Artists have unabashedly thrown musical classifications to the wind for eons now, but we’ve stepped into a new era of genre-bending that receives a heightened level of acceptance, a newfound tolerance and wider appreciation for experimentation. Such a welcoming, all-inclusive outlook towards creative styles is an unspoken pillar of Rootnote, and could lead to the outfit’s good fortune. And as the future of purchased music becomes more and more grim, Ruff’s attitude towards money couldn’t be more befitting of the times: “I wasn’t trying to get rich off of making good music, or even make a living off of making music. It was a passion of mine that I could never avoid. I would always make music… the whole goal is to make music that impacts people.”
When speaking about Six Deep, Draft’s voice swells with pride, his authentic smile somehow audible: “I know it sounds cheesy, but I was really impressed with everybody’s track. Everybody carved out their own little piece of space on that compilation, and no one fell behind on it.”
His praise, though biased, is unsurprising. In an era where some might consider patience an archaic trait, all 20 members of the Collective joined forces to organically assemble a 20-track album. Somehow, it works. More often than not, the marvelous music flows from one composition to another like water whipping down a sloping mountainside. From Philippe Edison’s jazz-inspired “Time Remembered” to Brock Berrigan’s flute-fluttering, chiptune-laced “The Night Is Young,” every record deserves a play and then some. Plenty of people clicking away seem to agree.
“Our Soundcloud has been growing… We’ve had people keep asking us if we’ve been around for years. I’m like, ‘No man, we’ve been around for a little over six months now,'” Ruff says with a laugh, humbly adding, “I couldn’t have predicted the response and support that we’d get, I couldn’t have predicted that. It’s been tremendous. Really blessed for people to receive the music.”

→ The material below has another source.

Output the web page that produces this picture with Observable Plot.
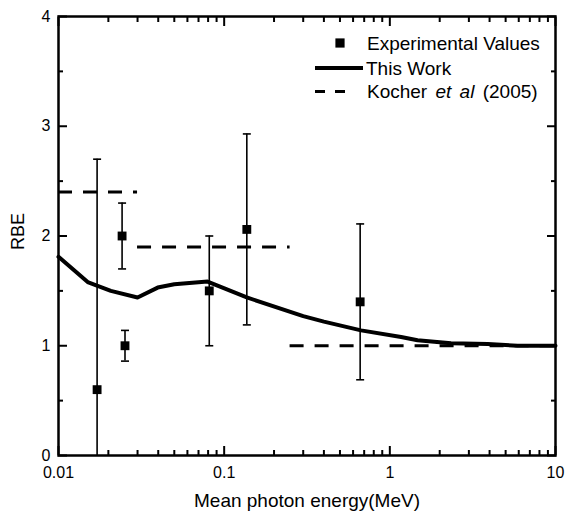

Draft never foresaw the onslaught of support he and the Collective would accumulate. Thousands of Soundcloud plays, fans and followers later, a gathering spawned by a communal love for the art of music has the potential to become something even bigger. Does this internet-enabled, Brainfeeder-inspired band of brothers possess the know-how and good fortune to become the next Soulection? That verdict will arise in due time; until then, get back to the Root and enjoy the movement.